What UCP Handles Well

UCP excels at the merchant integration surface. Its composable architecture is well-designed — merchants can adopt incrementally, agents can discover capabilities dynamically, and the protocol does not prescribe a single checkout flow.

The merchant_authorization JWS is genuine infrastructure for accountability. It creates a cryptographic record of what the merchant agreed to, which is more than most commerce APIs provide.

HTTP Message Signatures (RFC 9421) provide strong per-message authentication, and the composable capability model allows the protocol to evolve without breaking existing implementations.

What UCP Defers

UCP's gap is on the post-purchase side.

Disputes: UCP provides order lifecycle webhooks — status updates as an order moves through fulfillment. But webhooks are notifications, not a dispute mechanism. There is no defined process for a buyer to contest a charge, for a merchant to respond, for evidence to be submitted, or for resolution to be reached. If the item does not arrive, UCP tells you the order status changed. It does not tell you what to do about it.

Identity beyond DNS: DNS verification establishes domain control. It does not establish legal identity, organizational authority, or jurisdictional presence. For low-value consumer purchases, this is sufficient. For high-value B2B transactions, it is not.

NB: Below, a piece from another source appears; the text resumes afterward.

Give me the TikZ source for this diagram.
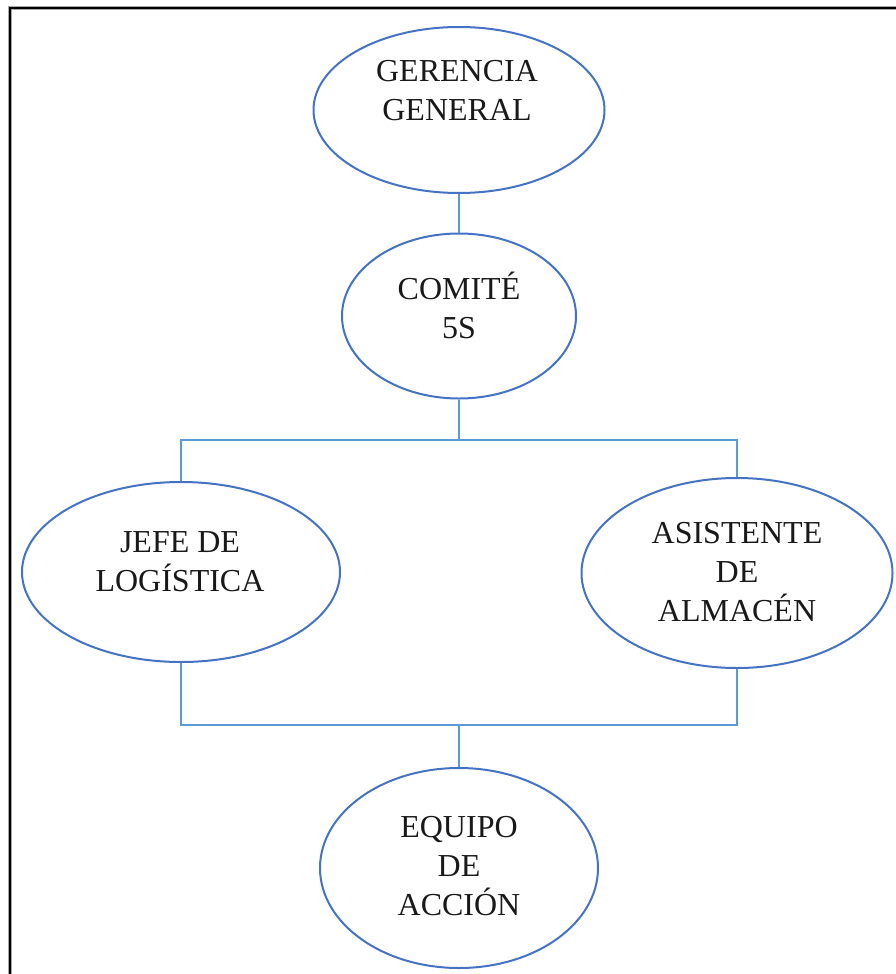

Persistent agreements: UCP handles individual checkout sessions. It does not support ongoing commercial relationships — service level agreements, subscription terms, licensing arrangements, or any obligation that extends beyond a single order.

Jurisdictional framework: UCP is jurisdiction-agnostic. The protocol works the same way whether the merchant is in the United States, the European Union, or Singapore. This is a feature for adoption and a gap for enforcement. When something goes wrong, jurisdiction determines which consumer protection laws apply, which courts have authority, and what remedies are available.

The merchant_authorization is evidence. UCP does not define the forum in which that evidence would be presented.